1 files changed, 41 insertions, 37 deletions
diff --git a/arch/x86/kvm/mmu/spte.h b/arch/x86/kvm/mmu/spte.h
index 2cb816ea2430..f332b33bc817 100644
--- a/arch/x86/kvm/mmu/spte.h
+++ b/arch/x86/kvm/mmu/spte.h
@@ -167,6 +167,15 @@ static_assert(!(SHADOW_NONPRESENT_VALUE & SPTE_MMU_PRESENT_MASK));
 #define SHADOW_NONPRESENT_VALUE	0ULL
 #endif
 
+
+/*
+ * True if A/D bits are supported in hardware and are enabled by KVM.  When
+ * enabled, KVM uses A/D bits for all non-nested MMUs.  Because L1 can disable
+ * A/D bits in EPTP12, SP and SPTE variants are needed to handle the scenario
+ * where KVM is using A/D bits for L1, but not L2.
+ */
+extern bool __read_mostly kvm_ad_enabled;
+
 extern u64 __read_mostly shadow_host_writable_mask;
 extern u64 __read_mostly shadow_mmu_writable_mask;
 extern u64 __read_mostly shadow_nx_mask;
@@ -285,17 +294,6 @@ static inline bool is_ept_ve_possible(u64 spte)
 	       (spte & VMX_EPT_RWX_MASK) != VMX_EPT_MISCONFIG_WX_VALUE;
 }
 
-/*
- * Returns true if A/D bits are supported in hardware and are enabled by KVM.
- * When enabled, KVM uses A/D bits for all non-nested MMUs.  Because L1 can
- * disable A/D bits in EPTP12, SP and SPTE variants are needed to handle the
- * scenario where KVM is using A/D bits for L1, but not L2.
- */
-static inline bool kvm_ad_enabled(void)
-{
-	return !!shadow_accessed_mask;
-}
-
 static inline bool sp_ad_disabled(struct kvm_mmu_page *sp)
 {
 	return sp->role.ad_disabled;
@@ -318,18 +316,6 @@ static inline bool spte_ad_need_write_protect(u64 spte)

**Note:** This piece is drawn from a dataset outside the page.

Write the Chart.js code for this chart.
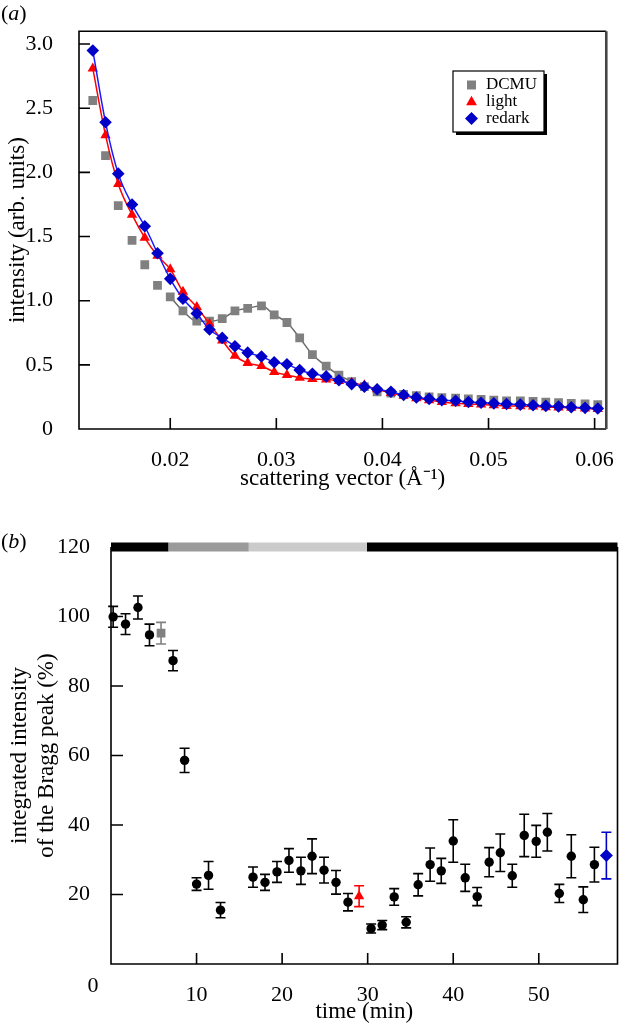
<!DOCTYPE html>
<html>
<head>
<meta charset="utf-8">
<style>
  html, body { margin: 0; padding: 0; background: #fff; }
  #wrap { position: relative; width: 624px; height: 1026px; }
  #chartA { position: absolute; left: 0; top: 0; }
  #chartB { position: absolute; left: 0; top: 505px; }
</style>
</head>
<body>
<div id="wrap">
  <canvas id="chartA" width="624" height="505"></canvas>
  <canvas id="chartB" width="624" height="521"></canvas>
</div>

<script src="https://cdn.jsdelivr.net/npm/chart.js"></script>

<script>
  // ---- panel (a): scattering curves ----
  const qValues = [0.0127, 0.0139, 0.0151, 0.0164, 0.0176, 0.0188, 0.0200, 0.0212, 0.0225, 0.0237,
                   0.0249, 0.0261, 0.0273, 0.0286, 0.0298, 0.0310, 0.0322, 0.0334, 0.0347, 0.0359,
                   0.0371, 0.0383, 0.0395, 0.0408, 0.0420, 0.0432, 0.0444, 0.0456, 0.0469, 0.0481,
                   0.0493, 0.0505, 0.0517, 0.0530, 0.0542, 0.0554, 0.0566, 0.0578, 0.0591, 0.0603];
  const dcmu =    [2.56, 2.13, 1.74, 1.47, 1.28, 1.12, 1.03, 0.92, 0.84, 0.84,
                   0.86, 0.92, 0.94, 0.96, 0.89, 0.83, 0.71, 0.58, 0.49, 0.42,
                   0.37, 0.33, 0.29, 0.28, 0.27, 0.26, 0.25, 0.245, 0.24, 0.235,
                   0.23, 0.225, 0.22, 0.22, 0.215, 0.21, 0.205, 0.2, 0.195, 0.19];
  const light =   [2.81, 2.29, 1.91, 1.67, 1.49, 1.35, 1.245, 1.07, 0.95, 0.82,
                   0.69, 0.57, 0.515, 0.49, 0.445, 0.42, 0.40, 0.39, 0.385, 0.375,
                   0.36, 0.34, 0.31, 0.28, 0.26, 0.24, 0.225, 0.21, 0.2, 0.195,
                   0.19, 0.185, 0.18, 0.178, 0.175, 0.17, 0.168, 0.165, 0.16, 0.155];
  const redark =  [2.95, 2.39, 1.99, 1.75, 1.58, 1.37, 1.17, 1.015, 0.90, 0.775,
                   0.71, 0.645, 0.595, 0.565, 0.52, 0.505, 0.46, 0.43, 0.41, 0.38,
                   0.35, 0.33, 0.31, 0.29, 0.265, 0.245, 0.235, 0.225, 0.22, 0.21,
                   0.205, 0.2, 0.195, 0.19, 0.185, 0.18, 0.175, 0.17, 0.165, 0.16];
  const dcmuFitRange = [0.0195, 0.0375];   // q range of the grey guide line
  const xTicksA = [0.02, 0.03, 0.04, 0.05, 0.06];
  const yTicksA = [0, 0.5, 1.0, 1.5, 2.0, 2.5, 3.0];

  // ---- panel (b): Bragg peak vs time ----
  const timeMin  = [0.25, 1.7, 3.15, 4.5, 7.25, 8.6, 10.0, 11.4, 12.8, 16.6, 18.0, 19.4, 20.8, 22.2, 23.5,
                    24.9, 26.3, 27.7, 30.4, 31.7, 33.1, 34.5, 35.9, 37.3, 38.6, 40.0, 41.4, 42.8, 44.2,
                    45.5, 46.9, 48.3, 49.7, 51.0, 52.4, 53.8, 55.2, 56.5];
  const braggPct = [99.9, 97.8, 102.6, 94.7, 87.3, 58.6, 23.0, 25.5, 15.5, 25.0, 23.5, 26.5, 29.8, 26.8, 31.0,
                    27.0, 23.5, 17.8, 10.2, 11.2, 19.3, 12.0, 22.8, 28.6, 26.8, 35.4, 24.8, 19.4, 29.3,
                    32.0, 25.4, 37.0, 35.3, 37.9, 20.3, 31.0, 18.5, 28.6];
  const braggErr = [3.0, 3.0, 3.3, 3.1, 2.9, 3.5, 1.8, 4.0, 2.2, 2.9, 2.3, 3.0, 3.4, 3.9, 5.0,
                    3.7, 3.4, 2.5, 1.3, 1.3, 2.4, 1.6, 3.2, 4.8, 3.6, 6.1, 3.9, 2.6, 4.2,
                    5.4, 3.3, 6.1, 4.6, 5.4, 2.6, 6.2, 3.7, 5.0];
  const dcmuTime = [5.85],  dcmuPct = [95.2],  dcmuErr = [3.1];
  const lightTime = [29.0], lightPct = [19.5], lightErr = [3.0];
  const redarkTime = [57.9], redarkPct = [31.2], redarkErr = [6.7];
  const phaseEdges = [0, 6.7, 16.1, 29.9, 59.2];
  const xTicksB = [10, 20, 30, 40, 50];
  const yTicksB = [20, 40, 60, 80, 100, 120];

  // styles
  const SERIF = '"Liberation Serif", "Times New Roman", Times, serif';
  const GREY = '#808080', RED = '#ff0000', BLUE = '#0000c8';
  const phaseColors = ['#000000', '#9a9a9a', '#cbcbcb', '#000000'];

  Chart.defaults.font.family = SERIF;
  Chart.defaults.color = '#000';

  const pts = (xs, ys) => xs.map((x, i) => ({x: x, y: ys[i]}));

  function panelLabel(ctx, letter, x, y) {
    ctx.save();
    ctx.fillStyle = '#000';
    ctx.textBaseline = 'middle';
    ctx.textAlign = 'left';
    ctx.font = '22px ' + SERIF;
    ctx.fillText('(', x, y);
    let w = ctx.measureText('(').width;
    ctx.font = 'italic 22px ' + SERIF;
    ctx.fillText(letter, x + w, y);
    w += ctx.measureText(letter).width;
    ctx.font = '22px ' + SERIF;
    ctx.fillText(')', x + w, y);
    ctx.restore();
  }

  // box round the plot and inward tick marks
  function frame(chart, len) {
    const {ctx, chartArea: a, scales: {x, y}} = chart;
    ctx.save();
    ctx.strokeStyle = '#000';
    ctx.lineWidth = 1.6;
    ctx.beginPath();
    ctx.moveTo(a.right, a.top); ctx.lineTo(a.left, a.top); ctx.lineTo(a.left, a.bottom); ctx.lineTo(a.right, a.bottom);
    ctx.stroke();
    ctx.strokeStyle = '#444';
    ctx.lineWidth = 2.6;
    ctx.beginPath();
    ctx.moveTo(a.right, a.top); ctx.lineTo(a.right, a.bottom);
    ctx.stroke();
    ctx.strokeStyle = '#000';
    ctx.lineWidth = 1.6;
    ctx.beginPath();
    x.ticks.forEach(t => {
      const px = x.getPixelForValue(t.value);
      if (px > a.left + 2 && px < a.right - 2) { ctx.moveTo(px, a.bottom); ctx.lineTo(px, a.bottom - len); }
    });
    y.ticks.forEach(t => {
      const py = y.getPixelForValue(t.value);
      if (py > a.top + 2 && py < a.bottom - 2) { ctx.moveTo(a.left, py); ctx.lineTo(a.left + len, py); }
    });
    ctx.stroke();
    ctx.restore();
  }

  function marker(ctx, style, x, y, color) {
    ctx.save();
    ctx.fillStyle = color;
    ctx.beginPath();
    if (style === 'rect') {
      ctx.rect(x - 4.5, y - 4.5, 9, 9);
    } else if (style === 'triangle') {
      ctx.moveTo(x, y - 6); ctx.lineTo(x + 5.4, y + 3.5); ctx.lineTo(x - 5.4, y + 3.5);
    } else {
      ctx.moveTo(x, y - 6.5); ctx.lineTo(x + 6.5, y); ctx.lineTo(x, y + 6.5); ctx.lineTo(x - 6.5, y);
    }
    ctx.closePath();
    ctx.fill();
    ctx.restore();
  }

  const panelA = {
    id: 'panelA',
    afterDraw(chart) {
      const ctx = chart.ctx;
      frame(chart, 11);
      panelLabel(ctx, 'a', 1, 14);
      // legend box with shadow
      const bx = 453, by = 71, bw = 91, bh = 61;
      ctx.save();
      ctx.fillStyle = '#000';
      ctx.fillRect(bx + 3, by + 3, bw, bh);
      ctx.fillStyle = '#fff';
      ctx.fillRect(bx, by, bw, bh);
      ctx.strokeStyle = '#000';
      ctx.lineWidth = 1.2;
      ctx.strokeRect(bx, by, bw, bh);
      const items = [['DCMU', 'rect', GREY], ['light', 'triangle', RED], ['redark', 'rectRot', BLUE]];
      ctx.font = '17px ' + SERIF;
      ctx.textBaseline = 'middle';
      ctx.textAlign = 'left';
      items.forEach((it, i) => {
        const yy = by + 14 + i * 16.7;
        marker(ctx, it[1], bx + 18.5, yy, it[2]);
        ctx.fillStyle = '#000';
        ctx.fillText(it[0], bx + 33, yy);
      });
      ctx.restore();
    }
  };

  const chartA = new Chart(document.getElementById('chartA'), {
    type: 'scatter',
    data: {
      datasets: [
        { label: 'redark', data: pts(qValues, redark), showLine: true, borderColor: '#1a1aff', borderWidth: 1.5,
          cubicInterpolationMode: 'monotone', pointStyle: 'rectRot', pointRadius: 6.3,
          pointBackgroundColor: BLUE, pointBorderWidth: 0 },
        { label: 'light', data: pts(qValues, light), showLine: true, borderColor: RED, borderWidth: 1.5,
          cubicInterpolationMode: 'monotone', pointStyle: 'triangle', pointRadius: 6,
          pointBackgroundColor: RED, pointBorderWidth: 0 },
        { label: 'DCMU', data: pts(qValues, dcmu), showLine: false, pointStyle: 'rect', pointRadius: 6.2,
          pointBackgroundColor: GREY, pointBorderWidth: 0 },
        { label: 'DCMU guide', data: pts(qValues, dcmu).filter(p => p.x >= dcmuFitRange[0] && p.x <= dcmuFitRange[1]),
          showLine: true, borderColor: '#6a6a6a', borderWidth: 1.5, cubicInterpolationMode: 'monotone', pointRadius: 0 }
      ]
    },
    options: {
      responsive: false,
      devicePixelRatio: 1,
      animation: false,
      events: [],
      layout: { padding: { top: 13, right: 2, left: 0, bottom: 0 } },
      plugins: { legend: { display: false }, tooltip: { enabled: false } },
      scales: {
        x: {
          type: 'linear', min: 0.0114, max: 0.0611,
          afterBuildTicks: s => { s.ticks = xTicksA.map(v => ({value: v})); },
          afterFit: s => { s.height = 76; },
          grid: { display: false }, border: { display: false },
          ticks: { font: { size: 22 }, padding: 10, maxRotation: 0, autoSkip: false, callback: v => v.toFixed(2) },
          title: { display: true, text: 'scattering vector (Å⁻¹)', font: { size: 23 }, padding: { top: 0, bottom: 12 } }
        },
        y: {
          type: 'linear', min: 0, max: 3.1,
          afterBuildTicks: s => { s.ticks = yTicksA.map(v => ({value: v})); },
          afterFit: s => { s.width = 79; },
          grid: { display: false }, border: { display: false },
          ticks: { font: { size: 22 }, padding: 18, autoSkip: false, callback: v => v === 0 ? '0' : v.toFixed(1) },
          title: { display: true, text: 'intensity (arb. units)', font: { size: 23 }, padding: { top: 4, bottom: 0 } }
        }
      }
    },
    plugins: [panelA]
  });

  // error bars under the markers of panel (b)
  const errorBars = {
    id: 'errorBars',
    beforeDatasetsDraw(chart) {
      const {ctx, scales: {x, y}} = chart;
      const groups = [
        [timeMin, braggPct, braggErr, '#000'],
        [dcmuTime, dcmuPct, dcmuErr, GREY],
        [lightTime, lightPct, lightErr, RED],
        [redarkTime, redarkPct, redarkErr, BLUE]
      ];
      ctx.save();
      ctx.lineWidth = 1.6;
      groups.forEach(g => {
        ctx.strokeStyle = g[3];
        ctx.beginPath();
        g[0].forEach((t, i) => {
          const px = x.getPixelForValue(t);
          const hi = y.getPixelForValue(g[1][i] + g[2][i]);
          const lo = y.getPixelForValue(g[1][i] - g[2][i]);
          ctx.moveTo(px, hi); ctx.lineTo(px, lo);
          ctx.moveTo(px - 5, hi); ctx.lineTo(px + 5, hi);
          ctx.moveTo(px - 5, lo); ctx.lineTo(px + 5, lo);
        });
        ctx.stroke();
      });
      ctx.restore();
    },
    afterDraw(chart) {
      const ctx = chart.ctx;
      const a = chart.chartArea;
      ctx.save();
      ctx.strokeStyle = '#000';
      ctx.lineWidth = 1.6;
      ctx.beginPath();
      ctx.moveTo(a.left, a.top); ctx.lineTo(a.left, a.bottom); ctx.lineTo(a.right, a.bottom); ctx.lineTo(a.right, a.top);
      ctx.stroke();
      ctx.beginPath();
      const {x, y} = chart.scales;
      x.ticks.forEach(t => {
        const px = x.getPixelForValue(t.value);
        ctx.moveTo(px, a.bottom); ctx.lineTo(px, a.bottom - 11);
      });
      y.ticks.forEach(t => {
        const py = y.getPixelForValue(t.value);
        if (py > a.top + 6) { ctx.moveTo(a.left, py); ctx.lineTo(a.left + 12, py); }
      });
      ctx.stroke();
      // shared corner zero
      ctx.fillStyle = '#000';
      ctx.font = '22px ' + SERIF;
      ctx.textAlign = 'center';
      ctx.textBaseline = 'middle';
      ctx.fillText('0', 93, 481);
      ctx.restore();
      panelLabel(ctx, 'b', 1, 37);
    }
  };

  const phaseSets = phaseColors.map((c, k) => ({
    label: 'phase ' + k,
    data: [{x: phaseEdges[k], y: yTicksB[yTicksB.length - 1]}, {x: phaseEdges[k + 1], y: yTicksB[yTicksB.length - 1]}],
    showLine: true, borderColor: c, borderWidth: 9, borderCapStyle: 'butt', pointRadius: 0, clip: false
  }));

  const chartB = new Chart(document.getElementById('chartB'), {
    type: 'scatter',
    data: {
      datasets: [
        { label: 'redark', data: pts(redarkTime, redarkPct), pointStyle: 'rectRot', pointRadius: 6.5,
          pointBackgroundColor: BLUE, pointBorderWidth: 0 },
        { label: 'light', data: pts(lightTime, lightPct), pointStyle: 'triangle', pointRadius: 6,
          pointBackgroundColor: RED, pointBorderWidth: 0 },
        { label: 'DCMU', data: pts(dcmuTime, dcmuPct), pointStyle: 'rect', pointRadius: 6.2,
          pointBackgroundColor: GREY, pointBorderWidth: 0 },
        { label: 'Bragg peak', data: pts(timeMin, braggPct), pointStyle: 'circle', pointRadius: 4.7,
          pointBackgroundColor: '#000', pointBorderWidth: 0, clip: false }
      ].concat(phaseSets)
    },
    options: {
      responsive: false,
      devicePixelRatio: 1,
      animation: false,
      events: [],
      layout: { padding: { top: 42, right: 2, left: 0, bottom: 0 } },
      plugins: { legend: { display: false }, tooltip: { enabled: false } },
      scales: {
        x: {
          type: 'linear', min: 0, max: 59.2,
          afterBuildTicks: s => { s.ticks = xTicksB.map(v => ({value: v})); },
          afterFit: s => { s.height = 62; },
          grid: { display: false }, border: { display: false },
          ticks: { font: { size: 22 }, padding: 10, maxRotation: 0, autoSkip: false },
          title: { display: true, text: 'time (min)', font: { size: 23 }, padding: { top: 0, bottom: 0 } }
        },
        y: {
          type: 'linear', min: 0, max: 120,
          afterBuildTicks: s => { s.ticks = yTicksB.map(v => ({value: v})); },
          afterFit: s => { s.width = 111; },
          grid: { display: false }, border: { display: false },
          ticks: { font: { size: 22 }, padding: 13, autoSkip: false },
          title: { display: true, text: ['integrated intensity', 'of the Bragg peak (%)'],
                   font: { size: 23, lineHeight: 1.15 }, padding: { top: 7, bottom: 0 } }
        }
      }
    },
    plugins: [errorBars]
  });
</script>
</body>
</html>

 	return (spte & SPTE_TDP_AD_MASK) != SPTE_TDP_AD_ENABLED;
 }
 
-static inline u64 spte_shadow_accessed_mask(u64 spte)
-{
-	KVM_MMU_WARN_ON(!is_shadow_present_pte(spte));
-	return spte_ad_enabled(spte) ? shadow_accessed_mask : 0;
-}
-
-static inline u64 spte_shadow_dirty_mask(u64 spte)
-{
-	KVM_MMU_WARN_ON(!is_shadow_present_pte(spte));
-	return spte_ad_enabled(spte) ? shadow_dirty_mask : 0;
-}
-
 static inline bool is_access_track_spte(u64 spte)
 {
 	return !spte_ad_enabled(spte) && (spte & shadow_acc_track_mask) == 0;
@@ -357,17 +343,7 @@ static inline kvm_pfn_t spte_to_pfn(u64 pte)
 
 static inline bool is_accessed_spte(u64 spte)
 {
-	u64 accessed_mask = spte_shadow_accessed_mask(spte);
-
-	return accessed_mask ? spte & accessed_mask
-			     : !is_access_track_spte(spte);
-}
-
-static inline bool is_dirty_spte(u64 spte)
-{
-	u64 dirty_mask = spte_shadow_dirty_mask(spte);
-
-	return dirty_mask ? spte & dirty_mask : spte & PT_WRITABLE_MASK;
+	return spte & shadow_accessed_mask;
 }
 
 static inline u64 get_rsvd_bits(struct rsvd_bits_validate *rsvd_check, u64 pte,
@@ -485,6 +461,33 @@ static inline bool is_mmu_writable_spte(u64 spte)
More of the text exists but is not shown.